Rakyat Indonesia sejak Pemilu 1955 hingga Pemilu di era ORBA dan Pemilu 1999 diajarkan untuk selalu memilih Partai Politik peserta Pemilu. Dengan hanya memilih gambar parpol,maka aturan Pemilu juga tidak rumit,TPS pun tidak perlu khawatir surat suaranya tertukar,dsb. Akibat Caleg yang begitu banyak jumlahnya,warga masyarakat terkecoh dan "dikecoh" seolah memilih Caleg,padahal setelah duduk di DPR RI para anggota Legislatif itu lebih tunduk pada parpolnya katimbang pada rakyat. Parpol pun bisa mencopot si angota legislatif tanpa ampun,walau ada mekanisme khusus pencopotan di DPR RI,tetapi itu hanya aturan formalitas saja,sebab yang menjadi Ketua-2 di DPR RI juga anggota parpol dan takut sama Ketua Umum atau Ketua Dewan Pembina parpol-nya.
Banyak Caleg hanya menjadi "vote getter" atau dimanfaatkan saja untuk menarik warga pemilih yang mengenal Caleg tersebut,tak heran di daftar Caleg muncul para artis dan "public figure" untuk menarik massa pemilih. Terlebih para Caleg pun juga orang-2 yang berduit agar bisa kasih / bagi-2 duit ke warga untuk mencoblos parpolnya. Intinya,percuma saja dibuat rumit dengan mencetak daftar Caleg kalau akhirnya yang berkuasa mekanisme Partai (bukan rakyat pemilih).
Ada indikasi,rakyat sengaja dibuat bingung dengan banyaknya Caleg agar akhirnya mempunyai pikiran,"Buat apa nyoblos? Pada tidak kenal itu Caleg koq dicoblos?" ; Dengan cara seperti itu,maka akan mendorong orang untuk menjadi Golput dan tidak heran setiap Pemilu angka Golput terus meningkat.

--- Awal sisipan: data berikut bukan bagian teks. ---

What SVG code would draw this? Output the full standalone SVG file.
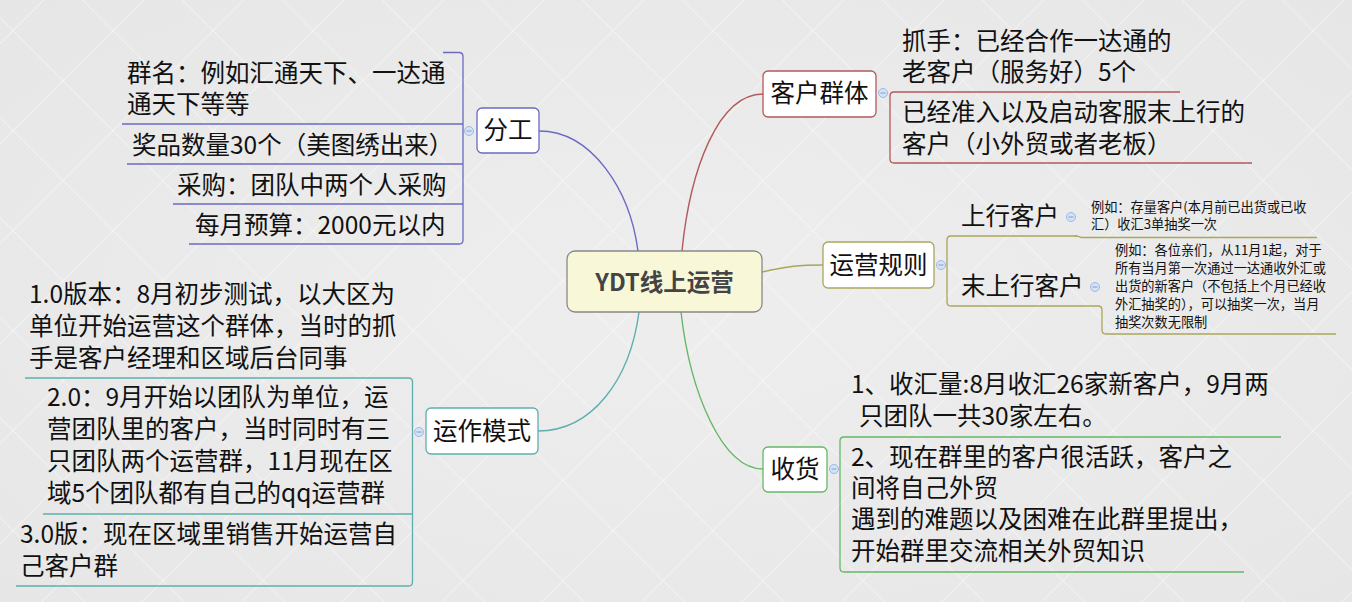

Dengan aturan coblos Caleg-nya itu,maka potensi untuk membuat Parpol baru atau Parpol diatur seperti "Perusahaan Pribadi" semakin tinggi ; Beberapa Parpol peserta Pemilu adalah parpol yang mengandalkan figur Ketua Umum yang sebenarnya sudah tidak laku di mata rakyat tetapi memaksa untuk tetap eksis,sehingga dibuatlah mekanisme "PILIH CALEG" dan itu sebuah kamuflase pembusukan politik terhadap rakyat Indonesia. Parpol yang sehat adalah sebuah organisasi politik yang tidak bergantung oleh figur seseorang,tetapi bergantung kepada profesionalitas dan jajaran mesin partai di setiap daerah.